Bio
As a clinical pain psychologist and scientist, I have dedicated my career to developing and investigating brief, scalable, and effective interventions for acute and chronic pain relief, and to safely reduce prescription opioids and related iatrogenics. I am Professor in the Department of Anesthesiology, Perioperative and Pain Medicine at Stanford University School of Medicine where I direct the Stanford Pain Relief Innovations Lab. As a NIDA-funded pain and opioid research mentor, I enjoy mentoring junior investigators to further their scientific goals and careers. As a behavioral pain treatment clinical trials specialist and principal investigator (PI), I lead multiple active NIH and PCORI-funded multi-site and national comparative efficacy and pragmatic comparative effectiveness randomized pain treatment trials involving a combined 3,200 Americans.
My research is patient-centered, efficient and low-burden, and offers patients improved access regardless of proximity. I am committed to the conduct of science that is inclusive of people with the least means and the greatest need for effective pain care. I develop, investigate, and disseminate innovative and effective behavioral pain treatments that transcend traditional barriers to healthcare, are low-burden, and provide home-based access to meet patients where they are.

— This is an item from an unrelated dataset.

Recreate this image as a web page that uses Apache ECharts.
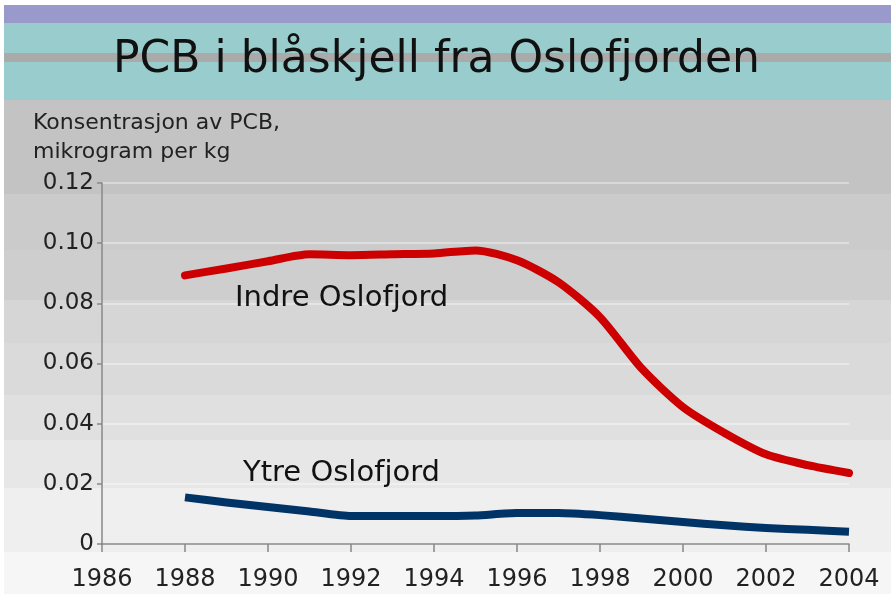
<!DOCTYPE html>
<html>
<head>
<meta charset="utf-8">
<script src="https://cdn.jsdelivr.net/npm/echarts@6/dist/echarts.min.js"></script>
<style>
  html, body { margin: 0; padding: 0; background: #fff; }
  #chart { width: 891px; height: 594px; }
</style>
</head>
<body>
<div id="chart"></div>
<script>
const years = [1988, 1989, 1990, 1991, 1992, 1993, 1994, 1995, 1996, 1997, 1998, 1999, 2000, 2001, 2002, 2003, 2004];
const indre = [0.0893, 0.0916, 0.094, 0.0963, 0.096, 0.0963, 0.0966, 0.0976, 0.0943, 0.087, 0.0754, 0.0584, 0.0455, 0.0369, 0.0298, 0.0262, 0.0236];
const ytre = [0.0155, 0.0138, 0.0123, 0.0108, 0.0093, 0.0093, 0.0093, 0.0095, 0.0103, 0.0103, 0.0096, 0.0085, 0.0073, 0.0062, 0.0053, 0.0047, 0.0041];
const yearTicks = [1986, 2004, 2];
const valueTicks = [0, 0.12, 0.02];

const font = '"DejaVu Sans", Verdana, sans-serif';

// background bands behind the plot (top -> bottom, darker -> lighter)
const bands = [
  [100, 194, '#c3c3c3'], [194, 250, '#cbcbcb'], [250, 300, '#cecece'],
  [300, 343, '#d6d6d6'], [343, 395, '#dadada'], [395, 440, '#e0e0e0'],
  [440, 488, '#e7e7e7'], [488, 552, '#efefef'], [552, 594, '#f6f6f6']
];

const chart = echarts.init(document.getElementById('chart'), null, { renderer: 'canvas' });

const graphics = [
  { type: 'rect', z: -10, shape: { x: 4, y: 5, width: 887, height: 18 }, style: { fill: '#9999cc' } },
  { type: 'rect', z: -10, shape: { x: 4, y: 23, width: 887, height: 77 }, style: { fill: '#99cccc' } },
  { type: 'rect', z: -9, shape: { x: 4, y: 53, width: 887, height: 9 }, style: { fill: '#aaaaaa' } },
  ...bands.map(b => ({ type: 'rect', z: -10, shape: { x: 4, y: b[0], width: 887, height: b[1] - b[0] }, style: { fill: b[2] } })),
  { type: 'text', left: 113, top: 39, z: 10,
    style: { text: 'PCB i blåskjell fra Oslofjorden', font: '44px ' + font, fill: '#111' } },
  { type: 'text', left: 33, top: 109, z: 10,
    style: { text: 'Konsentrasjon av PCB,\nmikrogram per kg', font: '22px ' + font, fill: '#222', lineHeight: 29 } },
  { type: 'text', left: 235, top: 284, z: 10,
    style: { text: 'Indre Oslofjord', font: '29px ' + font, fill: '#111' } },
  { type: 'text', left: 243, top: 459, z: 10,
    style: { text: 'Ytre Oslofjord', font: '29px ' + font, fill: '#111' } }
];

chart.setOption({
  animation: false,
  backgroundColor: '#ffffff',
  graphic: graphics,
  grid: { left: 102, right: 42, top: 183, bottom: 50 },
  xAxis: {
    type: 'value',
    min: yearTicks[0], max: yearTicks[1], interval: yearTicks[2],
    axisLine: { lineStyle: { color: '#888', width: 1.5 } },
    axisTick: { show: true, length: 8, lineStyle: { color: '#888', width: 1.5 } },
    axisLabel: { color: '#222', fontSize: 24, fontFamily: font, margin: 24, formatter: v => String(v) },
    splitLine: { show: false }
  },
  yAxis: {
    type: 'value',
    min: valueTicks[0], max: valueTicks[1], interval: valueTicks[2],
    axisLine: { show: true, lineStyle: { color: '#888', width: 1.5 } },
    axisTick: { show: true, length: 5, lineStyle: { color: '#888', width: 1.5 } },
    axisLabel: { color: '#222', fontSize: 23, fontFamily: font, margin: 8,
      formatter: v => v === 0 ? '0' : v.toFixed(2) },
    splitLine: { show: true, lineStyle: { color: 'rgba(255,255,255,0.5)', width: 1.5 } }
  },
  series: [
    {
      name: 'Indre Oslofjord', type: 'line', smooth: 0.25, symbol: 'none',
      data: years.map((y, i) => [y, indre[i]]),
      lineStyle: { color: '#cc0000', width: 8, cap: 'round', join: 'round' }
    },
    {
      name: 'Ytre Oslofjord', type: 'line', smooth: 0.2, symbol: 'none',
      data: years.map((y, i) => [y, ytre[i]]),
      lineStyle: { color: '#003366', width: 8, join: 'round' }
    }
  ]
});
</script>
</body>
</html>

I created Empowered Relief®, a 1-session pain relief skills intervention, to fill a pressing national need for accessible and effective non-pharmacologic treatment for chronic, acute and post-surgical pain. As PI I lead an active PCORI-funded national pragmatic comparative effectiveness trial (online 1-session Empowered Relief vs. online 8-session CBT) in 1,650 diverse Americans with chronic pain of any type. Empowered Relief has been widely adopted throughout the U.S. and internationally (29 countries, 8 languages) across the continuum of care (acute, chronic and post-surgical pain management) and with tailored versions for special populations (e.g., Military/Veterans, Youth, Corrections Settings, Surgery). Scientific findings from our collective work have been presented at international keynote sessions at national pain society conferences in the U.K., Australia, New Zealand, Switzerland, and The Netherlands. (NB: Empowered Relief is copyrighted and trademarked by Stanford University; I receive no personal compensation/revenue from Empowered Relief certification workshops or otherwise)
Three times I have briefed the U.S. Congress on the opioid and pain crises, provided invited testimony to the FDA on iatrogenic harms associated with opioid tapering, and in 2022 advised the Federation of State Medical Boards. Since 2020 I have served on the NIH Interagency Pain Research Coordinating Committee as a scientific member. From 2020-2021 I served as a scientific member of the Centers for Disease Control (CDC) Opioid Workgroup of the Board of Scientific Counselors of the National Center for Injury Prevention and Control (BSC/NCIPC).
Our work has been featured in outlets such as The New York Times, Wall Street Journal, Scientific American, NPR Radio, BBC Radio, and Nature. In 2018 I spoke on the psychology of pain relief at the World Economic Forum in Davos, Switzerland. In 2024 I received the honor of being named a 2024-2025 Mayday Fellow by the Mayday Foundation.